De lá pra cá, juntos ou separados, Juçara e Kiko estiveram presentes em trabalhos com o Metá Metá, o Passo Torto, nos álbuns Encarnado e Delta Estácio Blues e mais uma grande variedade de projetos.

E só 10 anos depois de sua estreia, em 2018, é que o Padê ganha um reconhecimento que lhe é cabido. Com o lançamento de seu vinil (feito justamente para comemorar os 10 anos do álbum) pela Goma Gringa, a dupla começou a realizar shows com esse repertório: sempre em dupla, misturando a abordagem intimista com a percussividade cada vez mais sofisticada do violão de Kiko dando caldo para a voz inquestionável de Juçara.

Foto: Andressa Colbalchini

E mais do que simplesmente comemorar os 10 anos desse encontro, esse show acabou tendo uma demanda considerável desde então, sendo um dos repertórios mais aclamados da dupla e um formato recorrente em suas agendas.

Ultrapassando os limites de São Paulo e mostrando a força desse conjunto de canções e da intepretação desses artistas, o show do Padê chegou pela primeira vez em Florianópolis-SC no dia 30/04/23 (domingo), 15 anos depois do lançamento do álbum e 5 depois dele tornar-se devidamente aclamado pelo público.

Padê em Florianópolis

Promovido pela Casa de Noca e o Bugio Centro, o show fez parte de um evento com diversas atrações gratuitas que aconteceram na rua Victor Meirelles, centro da cidade.

Com Bolachada Vinil garantindo a sonoridade do local antes e depois do show, o dia ainda contou com a apresentação dos blocos Africatarina e DeSkaReggae, além do DJ Kibo encerrando a noite.

Foto: Felipe Maciel

Foi por volta das 17h que Juçara e Kiko subiram no palco para apresentar um repertório que, tendo como firmamento as canções do álbum de estreia da dupla, passeia também por canções gravadas (ou não) por eles em outros projetos. Destaque para uma inédita que vem fazendo parte dos shows da dupla (lembro de ter ouvido eles tocando-a no show do álbum Rastilho que aconteceu no Festival Saravá, em 2021) e também para “Odumbiodé”, parceria de Kiko e Juçara com Rodrigo Campos que faz parte do EPDEB, lançado como extra do álbum Delta Estácio Blues, o mais recente de Juçara.

Mas, o grande destaque foi mesmo a versão da dupla para “Batuque”, de Itamar Assumpção.

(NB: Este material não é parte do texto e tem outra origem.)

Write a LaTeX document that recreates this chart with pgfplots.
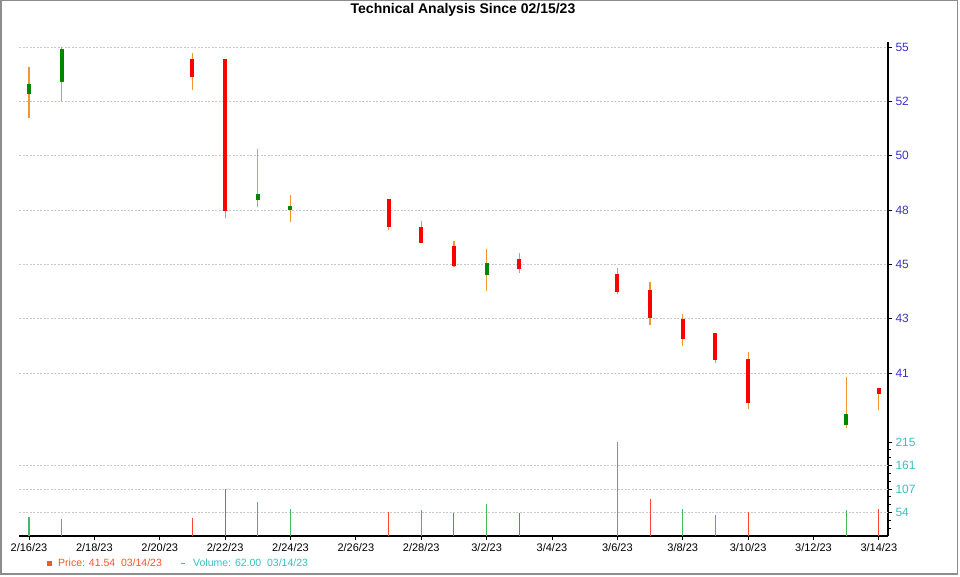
\documentclass[border=0pt]{standalone}
\usepackage{pgfplots}
\pgfplotsset{compat=1.18}
\usepackage{pgfplotstable}
\usepackage{fontspec}
\setmainfont{Liberation Sans}
\definecolor{upc}{RGB}{0,135,0}
\definecolor{downc}{RGB}{255,0,0}
\definecolor{wickc}{RGB}{242,150,50}
\definecolor{vup}{RGB}{70,185,100}
\definecolor{vdown}{RGB}{255,70,50}
\definecolor{pricelbl}{RGB}{60,50,200}
\definecolor{vollbl}{RGB}{60,190,190}
\definecolor{legprice}{RGB}{250,85,40}
\definecolor{gridc}{RGB}{200,200,200}

% x = trading day index (0 = 2/16/23)
\pgfplotstableread{
x open high low close
0 52.60 53.77 51.61 52.99
1 53.11 54.61 52.33 54.44
7 48.12 50.28 47.84 48.32
8 47.70 48.33 47.20 47.81
14 44.95 46.05 44.28 45.40
25 38.58 40.62 38.48 39.02
}\candlesup
\pgfplotstableread{
x open high low close
5 54.01 54.36 52.78 53.32
6 54.05 54.05 47.35 47.66
11 48.12 48.12 46.85 46.99
12 46.92 47.23 46.31 46.31
13 46.12 46.39 45.27 45.34
15 45.57 45.87 45.02 45.19
18 44.92 45.23 44.13 44.24
19 44.24 44.64 42.82 43.11
20 43.04 43.30 41.95 42.25
21 42.44 42.44 41.23 41.35
22 41.34 41.67 39.29 39.52
26 40.12 40.12 39.23 39.91
}\candlesdown
\pgfplotstableread{
x vol
0 42.7
1 38.2
7 77.8
8 61.8
12 59.5
14 73.2
18 215
20 61.8
21 48.8
25 59.5
}\volup
\pgfplotstableread{
x vol
5 40.4
6 107.5
11 55.6
13 53.3
15 53.3
19 84.6
22 55.6
26 61.8
}\voldown

\begin{document}
\begin{tikzpicture}
\path[use as bounding box] (0,0) rectangle (960pt,576pt);
\draw[gray!90, line width=1.5pt] (0.75pt,2pt) rectangle (957.5pt,575.25pt);
\node[font=\bfseries\fontsize{14}{16}\selectfont] at (463pt,566pt) {Technical Analysis Since 02/15/23};

\begin{axis}[
  at={(19pt,144pt)}, anchor=south west, scale only axis,
  width=869pt, height=390pt,
  xmin=-0.306, xmax=26.28, ymin=38.30, ymax=54.81,
  axis x line=none, axis y line*=right,
  y axis line style={line width=1.6pt, black},
  xtick=\empty,
  ytick={40.8,43.1,45.4,47.7,50.0,52.3,54.6},
  yticklabels={41,43,45,48,50,52,55},
  yticklabel style={text=pricelbl, font=\fontsize{12}{14}\selectfont},
  /pgf/number format/assume math mode=true,
  tick align=outside, major tick length=4pt,
  tick style={black, line width=0.8pt},
  ymajorgrids,
  major grid style={gridc, dash pattern=on 2pt off 1.5pt, line width=0.6pt},
]
% wicks
\addplot[draw=none, mark=none, forget plot,
  error bars/.cd, y dir=plus, y explicit, error mark=none,
  error bar style={draw=wickc, line width=1.2pt}]
  table[x=x, y=low, y error expr=\thisrow{high}-\thisrow{low}] {\candlesup};
\addplot[draw=none, mark=none, forget plot,
  error bars/.cd, y dir=plus, y explicit, error mark=none,
  error bar style={draw=wickc, line width=1.2pt}]
  table[x=x, y=low, y error expr=\thisrow{high}-\thisrow{low}] {\candlesdown};
% bodies
\addplot[draw=none, mark=none, forget plot,
  error bars/.cd, y dir=plus, y explicit, error mark=none,
  error bar style={draw=upc, line width=4pt, line cap=butt}]
  table[x=x, y=open, y error expr=\thisrow{close}-\thisrow{open}+0.06] {\candlesup};
\addplot[draw=none, mark=none, forget plot,
  error bars/.cd, y dir=plus, y explicit, error mark=none,
  error bar style={draw=downc, line width=4pt, line cap=butt}]
  table[x=x, y=close, y error expr=\thisrow{open}-\thisrow{close}+0.06] {\candlesdown};
\end{axis}

\begin{axis}[
  at={(19pt,40pt)}, anchor=south west, scale only axis,
  width=869pt, height=104pt,
  xmin=-0.306, xmax=26.28, ymin=0, ymax=237.9,
  axis x line*=bottom, axis y line*=right,
  x axis line style={line width=1.6pt, black},
  y axis line style={line width=1.6pt, black},
  xtick={0,2,...,26},
  xticklabels={2/16/23,2/18/23,2/20/23,2/22/23,2/24/23,2/26/23,2/28/23,3/2/23,3/4/23,3/6/23,3/8/23,3/10/23,3/12/23,3/14/23},
  xticklabel style={font=\fontsize{11}{13}\selectfont, text=black},
  ytick={53.75,107.5,161.25,215},
  yticklabels={54,107,161,215},
  minor ytick={17.9,35.8,71.7,89.6,125.4,143.3,179.2,197.1},
  yticklabel style={text=vollbl, font=\fontsize{12}{14}\selectfont},
  /pgf/number format/assume math mode=true,
  tick align=outside, major tick length=4pt, minor tick length=2.5pt,
  tick style={black, line width=0.8pt},
  extra y ticks={53.75,107.5,161.25},
  extra y tick labels={},
  extra y tick style={ymajorgrids=true, major tick length=0pt},
  major grid style={gridc, dash pattern=on 2pt off 1.5pt, line width=0.6pt},
]
\addplot[ycomb, draw=vup, line width=1.1pt, mark=none, forget plot] table[x=x, y=vol] {\volup};
\addplot[ycomb, draw=vdown, line width=1.1pt, mark=none, forget plot] table[x=x, y=vol] {\voldown};
\end{axis}

% legend
\fill[legprice] (47pt,10.5pt) rectangle (52pt,15.5pt);
\node[anchor=west, inner sep=0pt, text=legprice, font=\fontsize{10.5}{12}\selectfont] at (58pt,13pt) {Price: 41.54\ \ 03/14/23};
\draw[vollbl, line width=1pt] (181pt,13pt) -- (185pt,13pt);
\node[anchor=west, inner sep=0pt, text=vollbl, font=\fontsize{10.5}{12}\selectfont] at (193pt,13pt) {Volume: 62.00\ \ 03/14/23};
\end{tikzpicture}
\end{document}
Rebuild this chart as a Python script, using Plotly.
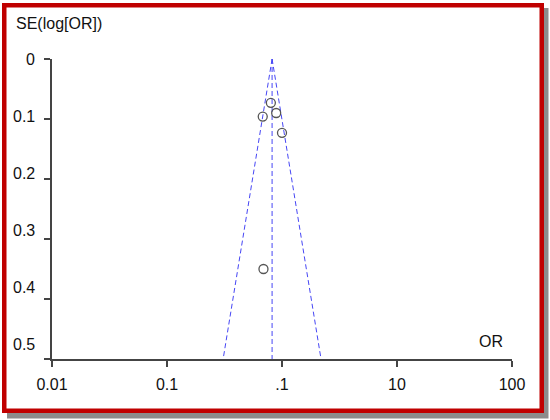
import math
import plotly.graph_objects as go

# ---- data ----
study_or = [0.80, 0.68, 0.89, 1.00, 0.69]
study_se = [0.073, 0.096, 0.090, 0.123, 0.350]
pooled_or = 0.82
se_max = 0.5
x_tickvals = [0.01, 0.1, 1, 10, 100]
x_ticktext = ["0.01", "0.1", ".1", "10", "100"]
y_tickvals = [0, 0.1, 0.2, 0.3, 0.4, 0.5]
y_ticktext = ["0", "0.1", "0.2", "0.3", "0.4", "0.5"]

W, H = 550, 420
L, R, T, B = 52, 38, 59, 61
PW, PH = W - L - R, H - T - B


def px(x):
    return (x - L) / PW


def py(y):
    return (H - B - y) / PH


FONT = "Liberation Sans, Arial, sans-serif"
BLUE = "rgb(70,70,245)"
AXC = "#444444"

fig = go.Figure()

z = 1.96
lo = pooled_or * math.exp(-z * se_max)
hi = pooled_or * math.exp(z * se_max)
for xs in ([pooled_or, lo], [pooled_or, hi], [pooled_or, pooled_or]):
    fig.add_trace(go.Scatter(
        x=xs, y=[0, se_max], mode="lines",
        line=dict(color=BLUE, width=1, dash="5px,3px"),
        hoverinfo="skip", showlegend=False,
    ))

fig.add_trace(go.Scatter(
    x=study_or, y=study_se, mode="markers",
    marker=dict(symbol="circle-open", size=9, color="#555555",
                line=dict(width=1.3, color="#555555")),
    showlegend=False,
))

shapes = [
    # drop shadow
    dict(type="rect", xref="paper", yref="paper",
         x0=px(7), x1=px(548.5), y0=py(418.5), y1=py(8),
         fillcolor="#8c8c8c", line=dict(width=0), layer="below"),
    # red frame
    dict(type="rect", xref="paper", yref="paper",
         x0=px(4.25), x1=px(541.75), y0=py(410.75), y1=py(5.25),
         fillcolor="white", line=dict(color="#c00000", width=4.5), layer="below"),
]

annotations = [
    dict(text="SE(log[OR])", xref="paper", yref="paper", x=px(14), y=py(24),
         xanchor="left", yanchor="middle", showarrow=False,
         font=dict(family=FONT, size=16, color="#111111")),
    dict(text="OR", xref="paper", yref="paper", x=px(504.5), y=py(341),
         xanchor="right", yanchor="middle", showarrow=False,
         font=dict(family=FONT, size=16, color="#111111")),
]
for v, t in zip(y_tickvals, y_ticktext):
    annotations.append(dict(
        text=t, xref="paper", yref="y", x=px(36.5), y=v * 57 / 60,
        xanchor="right", yanchor="middle", showarrow=False,
        font=dict(family=FONT, size=16, color="#111111")))

fig.update_layout(
    width=W, height=H,
    margin=dict(l=L, r=R, t=T, b=B, pad=0),
    paper_bgcolor="white", plot_bgcolor="white",
    shapes=shapes, annotations=annotations,
    font=dict(family=FONT, size=16, color="#111111"),
    xaxis=dict(
        type="log", range=[-2, 2], tickvals=x_tickvals, ticktext=x_ticktext,
        showgrid=False, zeroline=False, showline=True, linecolor=AXC, linewidth=1.5,
        ticks="outside", ticklen=6, tickwidth=1.5, tickcolor=AXC,
        tickfont=dict(family=FONT, size=16, color="#111111"),
        ticklabelstandoff=4,
    ),
    yaxis=dict(
        range=[se_max, 0], tickvals=y_tickvals, showticklabels=False,
        showgrid=False, zeroline=False, showline=True, linecolor=AXC, linewidth=1.5,
        ticks="outside", ticklen=6, tickwidth=1.5, tickcolor=AXC,
    ),
    hovermode=False,
)

fig.write_html("out.html", config={"displayModeBar": False},
               post_script="document.body.style.margin='0';")
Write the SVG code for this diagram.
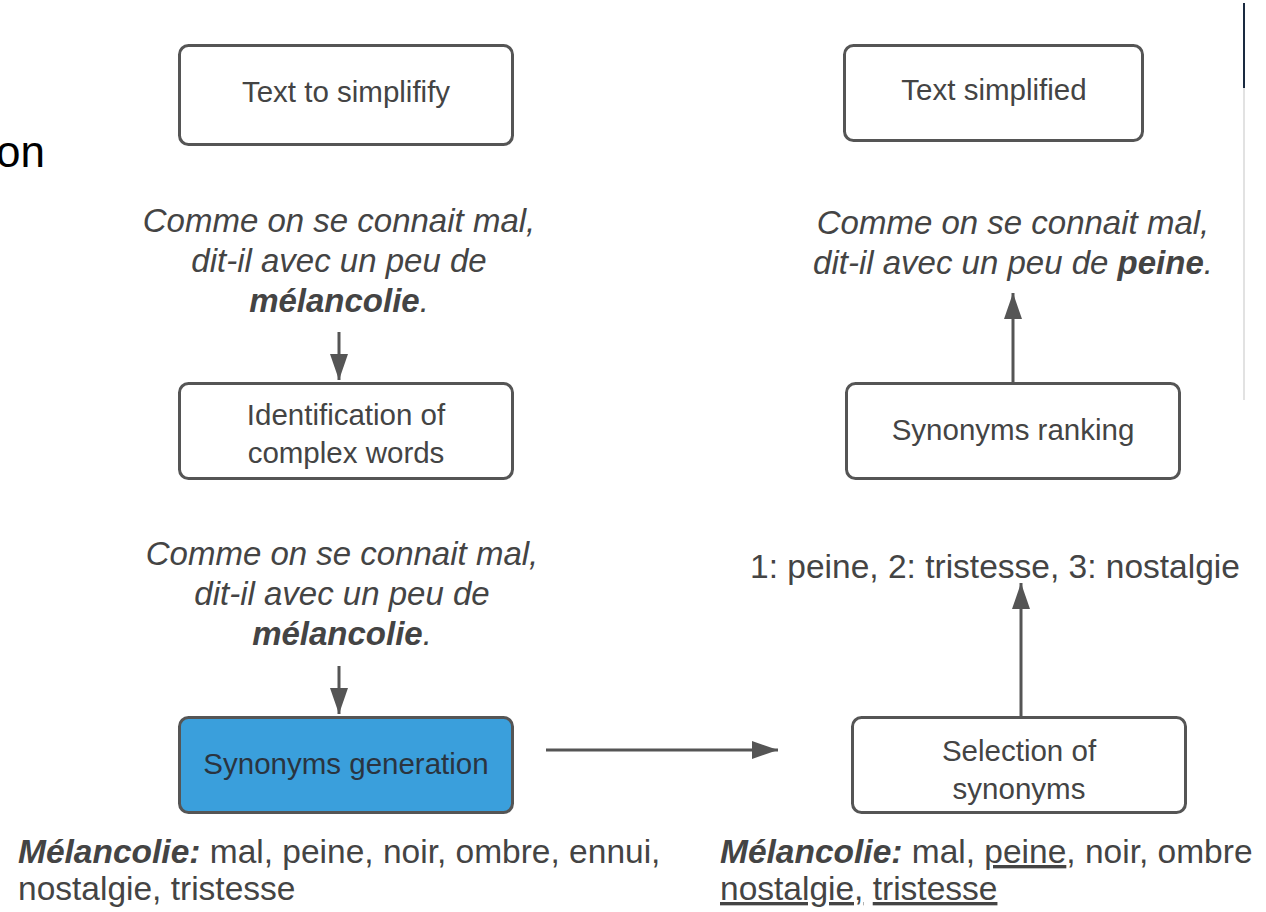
<svg xmlns="http://www.w3.org/2000/svg" width="1266" height="912" viewBox="0 0 1266 912">
<defs>
<style>
.box{fill:#fff;stroke:#555;stroke-width:3}
.blue{fill:#3a9fdc;stroke:#555;stroke-width:3}
.bt{font-family:"Liberation Sans",Arial,sans-serif;font-size:29.500px;fill:#444;text-anchor:middle}
.it{font-family:"Liberation Sans",Arial,sans-serif;font-size:33px;font-style:italic;fill:#444;text-anchor:middle}
.rt{font-family:"Liberation Sans",Arial,sans-serif;font-size:33.500px;fill:#444}
.b{font-weight:bold}
.conn{stroke:#555;stroke-width:3;fill:none}
</style>
<marker id="ah" viewBox="0 0 26 18" refX="26" refY="9" markerWidth="26" markerHeight="18" markerUnits="userSpaceOnUse" orient="auto">
<path d="M0,0 L26,9 L0,18 Z" fill="#555"/>
</marker>
</defs>
<rect width="1266" height="912" fill="#fff"/>
<text x="-4" y="167" font-family="'Liberation Sans',Arial,sans-serif" font-size="44" fill="#000">on</text>
<line x1="1244" y1="3" x2="1244" y2="88" stroke="#1a2a40" stroke-width="2"/>
<line x1="1244" y1="88" x2="1244" y2="400" stroke="#e2e2e2" stroke-width="2"/>

<g id="connectors">
<line class="conn" x1="339" y1="332" x2="339" y2="380" marker-end="url(#ah)"/>
<line class="conn" x1="339" y1="666" x2="339" y2="714" marker-end="url(#ah)"/>
<line class="conn" x1="546" y1="750" x2="778" y2="750" marker-end="url(#ah)"/>
<line class="conn" x1="1021" y1="716" x2="1021" y2="583" marker-end="url(#ah)"/>
<line class="conn" x1="1013" y1="382" x2="1013" y2="293" marker-end="url(#ah)"/>
</g>

<g id="text-to-simplify">
<rect class="box" x="179.500" y="45.500" width="333" height="99" rx="9"/>
<text class="bt" x="346" y="102">Text to simplifify</text>
</g>
<g id="sentence-1">
<text class="it" x="339" y="232">Comme on se connait mal,</text>
<text class="it" x="339" y="272">dit-il avec un peu de</text>
<text class="it" x="339" y="312"><tspan class="b">mélancolie</tspan>.</text>
</g>
<g id="identification">
<rect class="box" x="179.500" y="383.500" width="333" height="95" rx="9"/>
<text class="bt" x="346" y="425">Identification of</text>
<text class="bt" x="346" y="463">complex words</text>
</g>
<g id="sentence-2">
<text class="it" x="342" y="565">Comme on se connait mal,</text>
<text class="it" x="342" y="605">dit-il avec un peu de</text>
<text class="it" x="342" y="645"><tspan class="b">mélancolie</tspan>.</text>
</g>
<g id="synonyms-generation">
<rect class="blue" x="179.500" y="717.500" width="333" height="95" rx="9"/>
<text class="bt" x="346" y="774" style="fill:#2a3440">Synonyms generation</text>
</g>
<g id="list-left">
<text class="rt" x="18" y="863"><tspan class="b" font-style="italic">Mélancolie:</tspan> mal, peine, noir, ombre, ennui,</text>
<text class="rt" x="18" y="900">nostalgie, tristesse</text>
</g>
<g id="text-simplified">
<rect class="box" x="844.500" y="45.500" width="298" height="95" rx="9"/>
<text class="bt" x="994" y="100">Text simplified</text>
</g>
<g id="sentence-3">
<text class="it" x="1013" y="234">Comme on se connait mal,</text>
<text class="it" x="1013" y="274">dit-il avec un peu de <tspan class="b">peine</tspan>.</text>
</g>
<g id="synonyms-ranking">
<rect class="box" x="846.500" y="383.500" width="333" height="95" rx="9"/>
<text class="bt" x="1013" y="440">Synonyms ranking</text>
</g>
<g id="ranking-result">
<text class="rt" x="995" y="578" text-anchor="middle">1: peine, 2: tristesse, 3: nostalgie</text>
</g>
<g id="selection">
<rect class="box" x="852.500" y="717.500" width="333" height="95" rx="9"/>
<text class="bt" x="1019" y="761">Selection of</text>
<text class="bt" x="1019" y="799">synonyms</text>
</g>
<g id="list-right">
<text class="rt" x="720" y="863"><tspan class="b" font-style="italic">Mélancolie:</tspan> mal, <tspan text-decoration="underline">peine</tspan>, noir, ombre</text>
<text class="rt" x="720" y="900"><tspan text-decoration="underline">nostalgie,</tspan> <tspan text-decoration="underline">tristesse</tspan></text>
</g>
</svg>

Gravada originalmente no álbum ao vivo Às Próprias Custas S.A (1982), a canção fala diretamente da ancestralidade afro-brasileira e a resistência negra no Brasil. Colocando lado a lado a figura icônica de Zumbi com a sua descendência direta (“meu pai, minha mãe, minha vó”), Itamar dá um panorama muito visceral das questões raciais que atravessam a história de nosso país, em visão macro e micro. E aqui, na apresentação potente do violão de Kiko e da mágica voz de Juçara, ganhou uma força impressionante.

Foto: Andressa Colbalchini

O silêncio do público nas canções mais intimistas, o coro geral em sucessos como “Atotô” e o fato de umas seis pessoas treparem em cima de um prédio para ver o show de local privilegiado, mostra bem a aceitação que o som dessa dupla tem em nossa geração, mesmo aqui em Santa Catarina: tão longe de onde as canções e carreira de ambos os músicos foram gestadas.

Foto: Felipe Maciel

Desde que esse show foi confirmado por aqui, a pergunta que me fica é sobre os motivos que levam esse álbum a ser continuadamente revisitado ao longo da trajetória recente dos artistas. É claro que sua importância histórica (afinal, o álbum debuta o encontro entre Juçara e Kiko) é inegável. O repertório é realmente de canções maravilhosas e ótimas para se cantar. Sua ligação muito direta com as religiões de matriz africana reforça o peso das músicas e a presença delas no público. Mas, quantos álbuns também incríveis são esquecidos e perdidos no tempo? Por que esse (ainda bem!) conseguiu ganhar essa sobrevida tão significativa?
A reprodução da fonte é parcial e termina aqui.